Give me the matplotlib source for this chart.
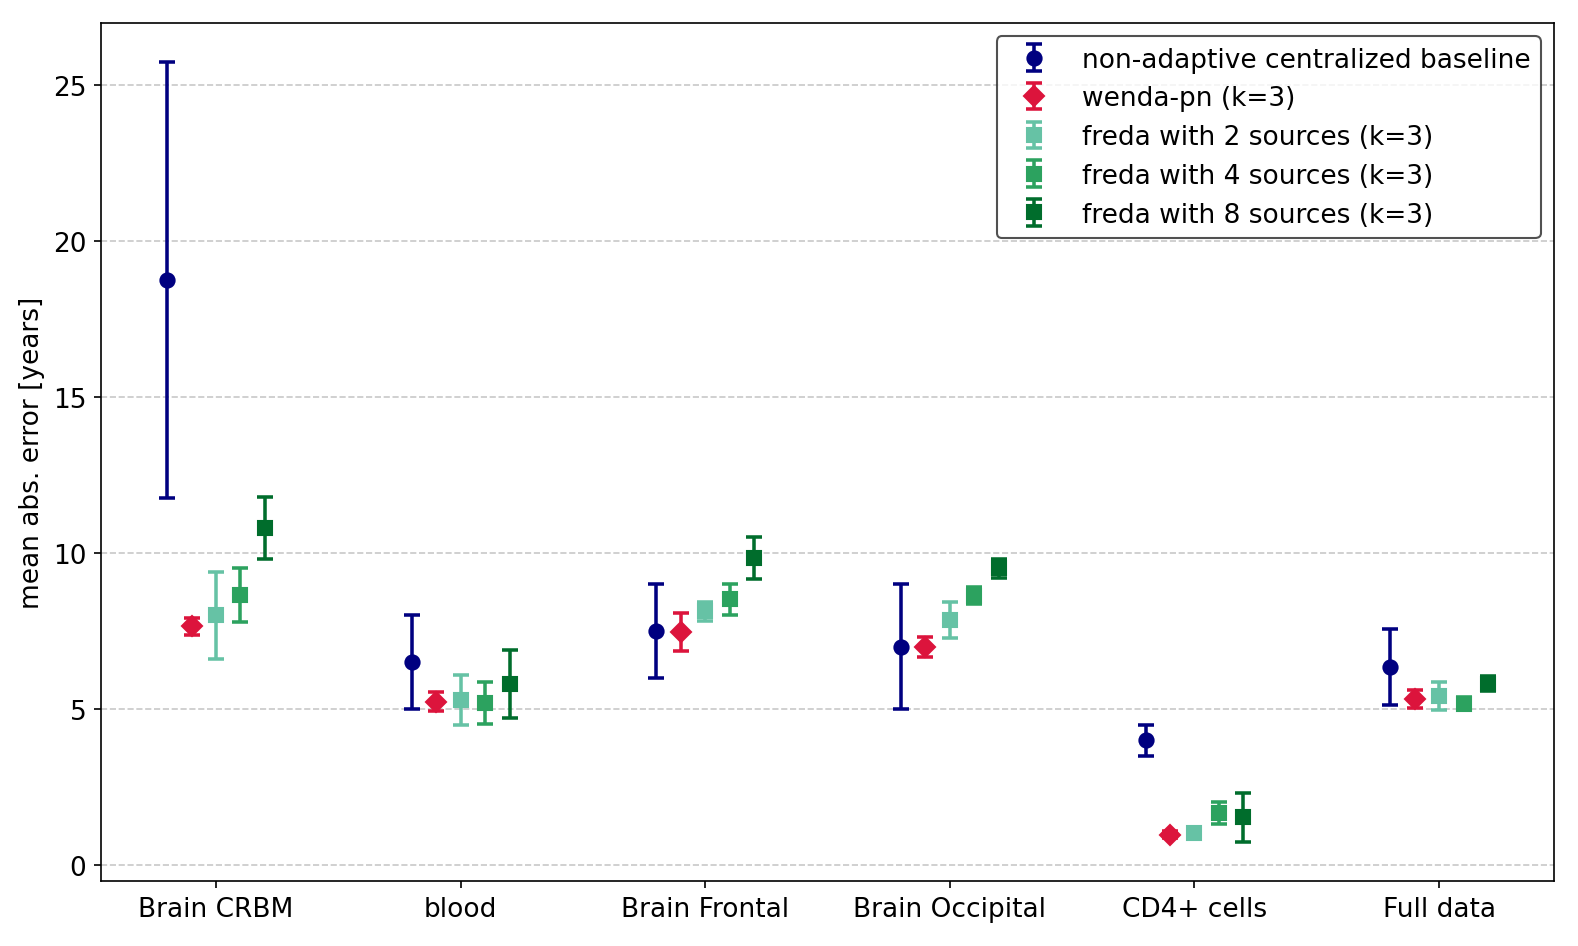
import numpy as np
import matplotlib
matplotlib.use('Agg')
import matplotlib.pyplot as plt

tissues = ['Brain CRBM', 'blood', 'Brain Frontal', 'Brain Occipital', 'CD4+ cells', 'Full data']

labels = ['non-adaptive centralized baseline', 'wenda-pn (k=3)',
          'freda with 2 sources (k=3)', 'freda with 4 sources (k=3)',
          'freda with 8 sources (k=3)']

baseline_mean = [18.75, 6.5, 7.5, 7.0, 4.0, 6.35]
baseline_err = [7.0, 1.5, 1.5, 2.0, 0.5, 1.22]

wenda_mean = [7.65, 5.23, 7.47, 6.98, 0.97, 5.32]
wenda_err = [0.28, 0.3, 0.62, 0.33, 0.1, 0.3]

freda2_mean = [8.0, 5.3, 8.13, 7.86, 1.02, 5.42]
freda2_err = [1.4, 0.8, 0.3, 0.58, 0.2, 0.45]

freda4_mean = [8.65, 5.2, 8.52, 8.63, 1.66, 5.17]
freda4_err = [0.86, 0.67, 0.5, 0.28, 0.34, 0.2]

freda8_mean = [10.8, 5.8, 9.85, 9.51, 1.52, 5.81]
freda8_err = [1.0, 1.1, 0.68, 0.3, 0.79, 0.24]

means = [baseline_mean, wenda_mean, freda2_mean, freda4_mean, freda8_mean]
errs = [baseline_err, wenda_err, freda2_err, freda4_err, freda8_err]
colors = ['navy', 'crimson', '#66c2a5', '#2ca25f', '#006d2c']
markers = ['o', 'D', 's', 's', 's']
offsets = [-0.2, -0.1, 0.0, 0.1, 0.2]

plt.rcParams['font.size'] = 12.7

fig = plt.figure(figsize=(10.52, 6.313), dpi=150)
ax = fig.add_axes([0.064, 0.0686, 0.9208, 0.9061])

x = np.arange(len(tissues))
for m, e, c, mk, off, lab in zip(means, errs, colors, markers, offsets, labels):
    ax.errorbar(x + off, m, yerr=e, fmt=mk, color=c, capsize=4,
                elinewidth=1.7, capthick=1.7, markersize=6.8, label=lab)

ax.set_xticks(x)
ax.set_xticklabels(tissues)
ax.set_ylabel('mean abs. error [years]')
ax.yaxis.grid(True, linestyle='--', color='#bbbbbb', alpha=0.8)
ax.set_axisbelow(True)
leg = ax.legend(loc='upper right', edgecolor='0.15', fancybox=True,
                labelspacing=0.48)
leg.get_frame().set_linewidth(1.0)

fig.savefig('out.png', dpi=150)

——————————

◆ Exercise aim ◆
Restate the listing above word for word, and skip the pictures.

◆ Worked answer ◆
Give me the matplotlib source for this chart.
import numpy as np
import matplotlib
matplotlib.use('Agg')
import matplotlib.pyplot as plt

tissues = ['Brain CRBM', 'blood', 'Brain Frontal', 'Brain Occipital', 'CD4+ cells', 'Full data']

labels = ['non-adaptive centralized baseline', 'wenda-pn (k=3)',
          'freda with 2 sources (k=3)', 'freda with 4 sources (k=3)',
          'freda with 8 sources (k=3)']

baseline_mean = [18.75, 6.5, 7.5, 7.0, 4.0, 6.35]
baseline_err = [7.0, 1.5, 1.5, 2.0, 0.5, 1.22]

wenda_mean = [7.65, 5.23, 7.47, 6.98, 0.97, 5.32]
wenda_err = [0.28, 0.3, 0.62, 0.33, 0.1, 0.3]

freda2_mean = [8.0, 5.3, 8.13, 7.86, 1.02, 5.42]
freda2_err = [1.4, 0.8, 0.3, 0.58, 0.2, 0.45]

freda4_mean = [8.65, 5.2, 8.52, 8.63, 1.66, 5.17]
freda4_err = [0.86, 0.67, 0.5, 0.28, 0.34, 0.2]

freda8_mean = [10.8, 5.8, 9.85, 9.51, 1.52, 5.81]
freda8_err = [1.0, 1.1, 0.68, 0.3, 0.79, 0.24]

means = [baseline_mean, wenda_mean, freda2_mean, freda4_mean, freda8_mean]
errs = [baseline_err, wenda_err, freda2_err, freda4_err, freda8_err]
colors = ['navy', 'crimson', '#66c2a5', '#2ca25f', '#006d2c']
markers = ['o', 'D', 's', 's', 's']
offsets = [-0.2, -0.1, 0.0, 0.1, 0.2]

plt.rcParams['font.size'] = 12.7

fig = plt.figure(figsize=(10.52, 6.313), dpi=150)
ax = fig.add_axes([0.064, 0.0686, 0.9208, 0.9061])

x = np.arange(len(tissues))
for m, e, c, mk, off, lab in zip(means, errs, colors, markers, offsets, labels):
    ax.errorbar(x + off, m, yerr=e, fmt=mk, color=c, capsize=4,
                elinewidth=1.7, capthick=1.7, markersize=6.8, label=lab)

ax.set_xticks(x)
ax.set_xticklabels(tissues)
ax.set_ylabel('mean abs. error [years]')
ax.yaxis.grid(True, linestyle='--', color='#bbbbbb', alpha=0.8)
ax.set_axisbelow(True)
leg = ax.legend(loc='upper right', edgecolor='0.15', fancybox=True,
                labelspacing=0.48)
leg.get_frame().set_linewidth(1.0)

fig.savefig('out.png', dpi=150)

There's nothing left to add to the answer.